Sunday, May 3, 2015

Arsitektur Identitas?

Kantor Gubernur Kalbar: Identitas Rumah Panggung

Sejajar dengan fungsi jalan sebagai konglomerasi arsitektur, tentunya mengenal tipologi menjadi penting didalam penelitian arsitektur. Namun menekankan tipologi dengan meninggalkan tipo-morfologi agaknya bertentangan dengan Aldo Rossi yang percaya bahwa tipo-morfologi adalah metoda yang benar didalam merancang dan menganalisa kota. Dalam hal ini Rafael Moneo membantah bahwa kombinasi antara tipologi dan morfologi akan mengaburkan tipologi itu sendiri.
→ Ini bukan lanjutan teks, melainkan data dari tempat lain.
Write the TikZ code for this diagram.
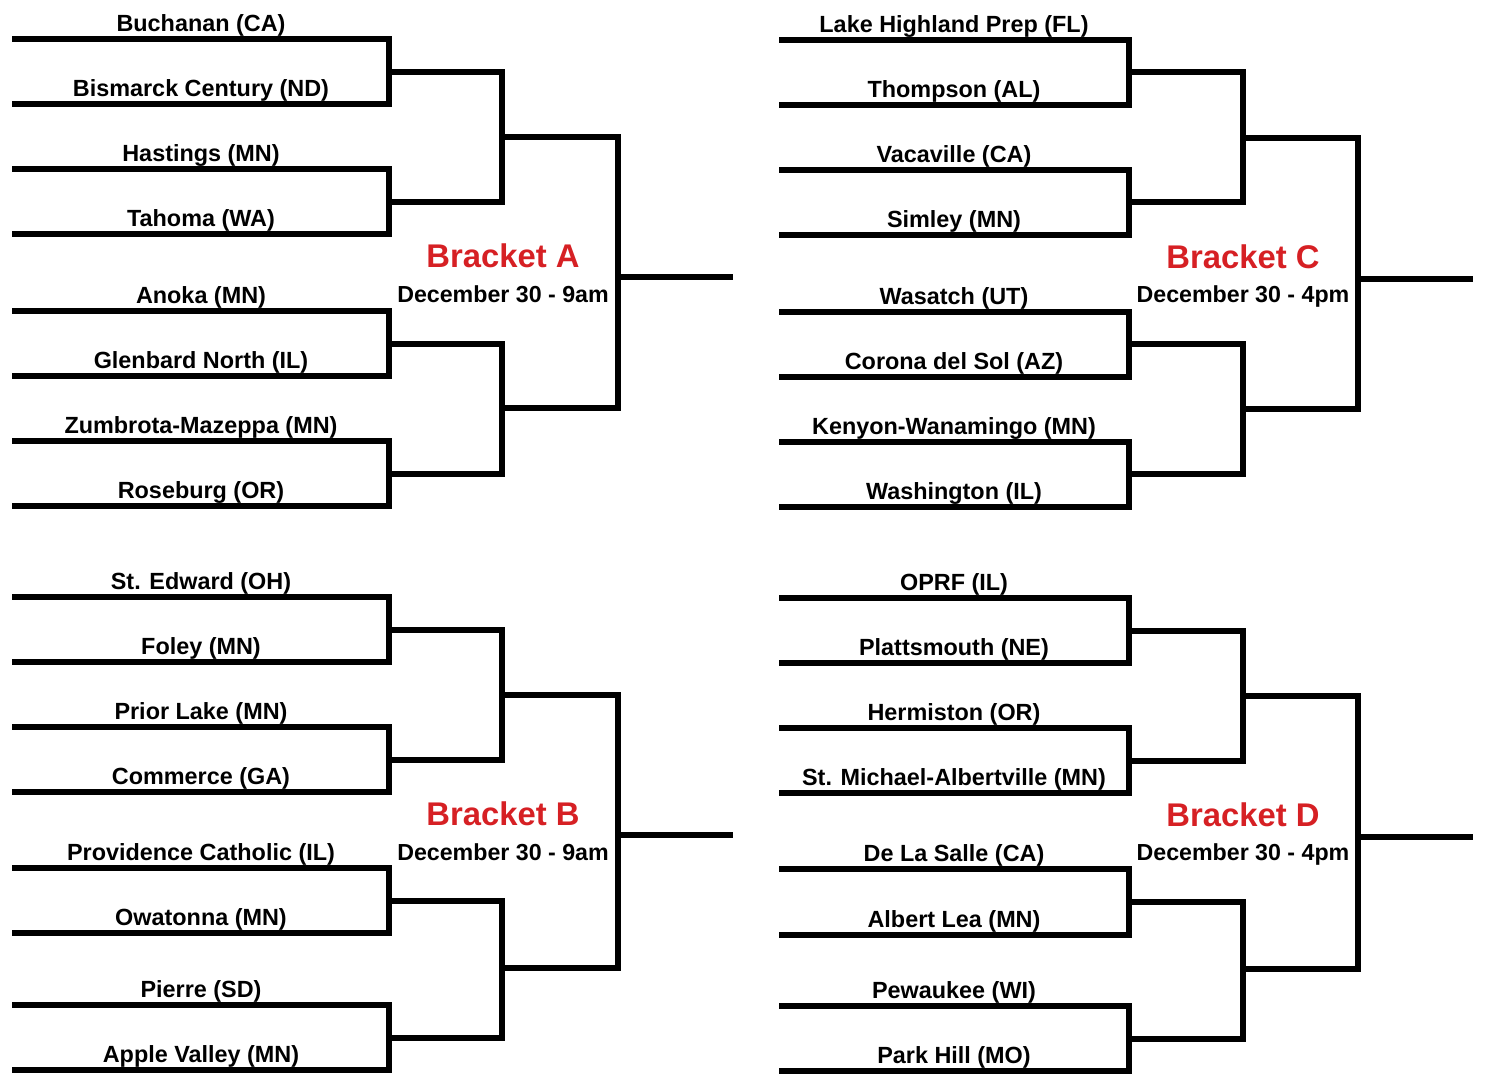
\documentclass[tikz,border=0pt]{standalone}
\usepackage{fontspec}
\setmainfont{Liberation Sans}
\definecolor{titlered}{RGB}{214,32,36}

\begin{document}
\begin{tikzpicture}[x=0.5pt,y=-0.5pt,
	bracketline/.style={line width=2.6pt,line join=miter},
	teamname/.style={anchor=base,inner sep=0pt,font=\bfseries\fontsize{11.7}{13}\selectfont},
	brackettitle/.style={anchor=base,inner sep=0pt,text=titlered,font=\bfseries\fontsize{16.4}{19}\selectfont},
	bracketdate/.style={anchor=base,inner sep=0pt,font=\bfseries\fontsize{11.6}{13}\selectfont}]
	\useasboundingbox (0,0) rectangle (1500,1089);

	% Bracket A
	\foreach \t/\y [count=\i] in {Buchanan (CA)/39,Bismarck Century (ND)/104,Hastings (MN)/169,Tahoma (WA)/234,Anoka (MN)/311,Glenbard North (IL)/376,Zumbrota-Mazeppa (MN)/441,Roseburg (OR)/506} {
		\node[teamname] (a\i) at (201,\y-8) {\t};
		\coordinate (a\i l) at (12,\y);
		\coordinate (a\i r) at (389,\y);
	}
	\foreach \i/\j in {1/2,3/4,5/6,7/8}
		\draw[bracketline] (a\i l) -- (a\i r) -- (a\j r) -- (a\j l);
	\coordinate (aq1) at (502,72);
	\coordinate (aq2) at (502,202);
	\coordinate (aq3) at (502,344);
	\coordinate (aq4) at (502,474);
	\draw[bracketline] (aq1 -| a1r) -- (aq1) -- (aq2) -- (aq2 -| a3r);
	\draw[bracketline] (aq3 -| a5r) -- (aq3) -- (aq4) -- (aq4 -| a7r);
	\coordinate (as1) at (618,137);
	\coordinate (as2) at (618,408);
	\draw[bracketline] (as1 -| aq1) -- (as1) -- (as2) -- (as2 -| aq3);
	\coordinate (af) at (733,277);
	\draw[bracketline] (af -| as1) -- (af);
	\node[brackettitle] (ta) at (503,267) {Bracket A};
	\node[bracketdate] (da) at (503,302) {December 30 - 9am};

	% Bracket B
	\foreach \t/\y [count=\i] in {St. Edward (OH)/597,Foley (MN)/662,Prior Lake (MN)/727,Commerce (GA)/792,Providence Catholic (IL)/868,Owatonna (MN)/933,Pierre (SD)/1005,Apple Valley (MN)/1070} {
		\node[teamname] (b\i) at (201,\y-8) {\t};
		\coordinate (b\i l) at (12,\y);
		\coordinate (b\i r) at (389,\y);
	}
	\foreach \i/\j in {1/2,3/4,5/6,7/8}
		\draw[bracketline] (b\i l) -- (b\i r) -- (b\j r) -- (b\j l);
	\coordinate (bq1) at (502,630);
	\coordinate (bq2) at (502,760);
	\coordinate (bq3) at (502,901);
	\coordinate (bq4) at (502,1038);
	\draw[bracketline] (bq1 -| b1r) -- (bq1) -- (bq2) -- (bq2 -| b3r);
	\draw[bracketline] (bq3 -| b5r) -- (bq3) -- (bq4) -- (bq4 -| b7r);
	\coordinate (bs1) at (618,695);
	\coordinate (bs2) at (618,968);
	\draw[bracketline] (bs1 -| bq1) -- (bs1) -- (bs2) -- (bs2 -| bq3);
	\coordinate (bf) at (733,835);
	\draw[bracketline] (bf -| bs1) -- (bf);
	\node[brackettitle] (tb) at (503,825) {Bracket B};
	\node[bracketdate] (db) at (503,860) {December 30 - 9am};

	% Bracket C
	\foreach \t/\y [count=\i] in {Lake Highland Prep (FL)/40,Thompson (AL)/105,Vacaville (CA)/170,Simley (MN)/235,Wasatch (UT)/312,Corona del Sol (AZ)/377,Kenyon-Wanamingo (MN)/442,Washington (IL)/507} {
		\node[teamname] (c\i) at (954,\y-8) {\t};
		\coordinate (c\i l) at (779,\y);
		\coordinate (c\i r) at (1129,\y);
	}
	\foreach \i/\j in {1/2,3/4,5/6,7/8}
		\draw[bracketline] (c\i l) -- (c\i r) -- (c\j r) -- (c\j l);
	\coordinate (cq1) at (1243,72);
	\coordinate (cq2) at (1243,202);
	\coordinate (cq3) at (1243,344);
	\coordinate (cq4) at (1243,474);
	\draw[bracketline] (cq1 -| c1r) -- (cq1) -- (cq2) -- (cq2 -| c3r);
	\draw[bracketline] (cq3 -| c5r) -- (cq3) -- (cq4) -- (cq4 -| c7r);
	\coordinate (cs1) at (1358,138);
	\coordinate (cs2) at (1358,409);
	\draw[bracketline] (cs1 -| cq1) -- (cs1) -- (cs2) -- (cs2 -| cq3);
	\coordinate (cf) at (1473,279);
	\draw[bracketline] (cf -| cs1) -- (cf);
	\node[brackettitle] (tc) at (1243,268) {Bracket C};
	\node[bracketdate] (dc) at (1243,302) {December 30 - 4pm};

	% Bracket D
	\foreach \t/\y [count=\i] in {OPRF (IL)/598,Plattsmouth (NE)/663,Hermiston (OR)/728,St. Michael-Albertville (MN)/793,De La Salle (CA)/869,Albert Lea (MN)/935,Pewaukee (WI)/1006,Park Hill (MO)/1071} {
		\node[teamname] (d\i) at (954,\y-8) {\t};
		\coordinate (d\i l) at (779,\y);
		\coordinate (d\i r) at (1129,\y);
	}
	\foreach \i/\j in {1/2,3/4,5/6,7/8}
		\draw[bracketline] (d\i l) -- (d\i r) -- (d\j r) -- (d\j l);
	\coordinate (dq1) at (1243,631);
	\coordinate (dq2) at (1243,761);
	\coordinate (dq3) at (1243,902);
	\coordinate (dq4) at (1243,1039);
	\draw[bracketline] (dq1 -| d1r) -- (dq1) -- (dq2) -- (dq2 -| d3r);
	\draw[bracketline] (dq3 -| d5r) -- (dq3) -- (dq4) -- (dq4 -| d7r);
	\coordinate (ds1) at (1358,696);
	\coordinate (ds2) at (1358,969);
	\draw[bracketline] (ds1 -| dq1) -- (ds1) -- (ds2) -- (ds2 -| dq3);
	\coordinate (df) at (1473,837);
	\draw[bracketline] (df -| ds1) -- (df);
	\node[brackettitle] (td) at (1243,826) {Bracket D};
	\node[bracketdate] (dd) at (1243,860) {December 30 - 4pm};
\end{tikzpicture}
\end{document}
Sehingga tipologi yang dapat menjadi satu cara untuk mencari kesinambungan dengan masa laiu akan menjadi lemah dan tidak berkembang.  Maka dari itu di dalam perkawinan antara jalan (sebagai prasarana transportasi) dan arsitektur yang mana terlepas dari masalah elemen primer ataupun elemen sekunder suatu kota, morfologi harus dilepas dan tiplogi harus ditonjolkan karena ia mencakup disain-disain di kedua sisi jalan tersebut.

Bertolak pada pendapat bahwa keindahan arsitektur tidak dapat dibaca tanpa konteks dimana bangunan itu berada, didalam hubungannya dengan bangunan-bangunan lain disepanjang jalan tadi, sudah saatnya kita rnempertanyakan semboyan arsitektur "berwawasan identitas".

Dalam arti sempit, arsitektur berwawasan identitas di Jawa Tengah diartikan sebagai disain arsitektur baru dengan atap tradisional arsitektur Jawa. Sedang dalam arti luas diartikan sebagai disain arsitektur baru yang menggunakan tipologi bangunan yang ada di sekitarnya. Jadi, di jalan yang banyak memiliki corak arsitektur pecinan, maka bangunan barupun mencari wajah yang mirip.

Hal ini dianggap benar karena berdasarkan pada pendapat Charles Jencks dengan arsitektur "post modern"nya. Jencks memperkenalkan apa yang disebut dengan "dual-coding" arsitektur yang berwajah mendua antara tradisional dan modern. Pendapat ini berkembang pada regionalisme arsitektur.

Jika bangunan baru harus kontekstual dengan bangunan yang ada disepanjang jalan tadi, maka bukan berarti ia harus memiliki corak yang sama tetapi modern lebih dari itu arti "kontekstual" seharusnya dibaca sebagai esensi bentuk dan ruang secara dinamis. Disini tentunya bangunan baru justru menunjukkan "kebaruan" nya. Mungkin saja ia kontradiktif asal secara dinamis esensi bentuk dan ruangnya memberi nilai-nilai positif bagi kualitas visual jalan. Maka dari itu, arsitektur "identitas" menjadi tidak realistis lagi karena identitas menghentikan kreatifitas arsitek untuk mencapai bentuk baru secara maksimal. Arsitektur identitas adalah arsitektur yang membosankan!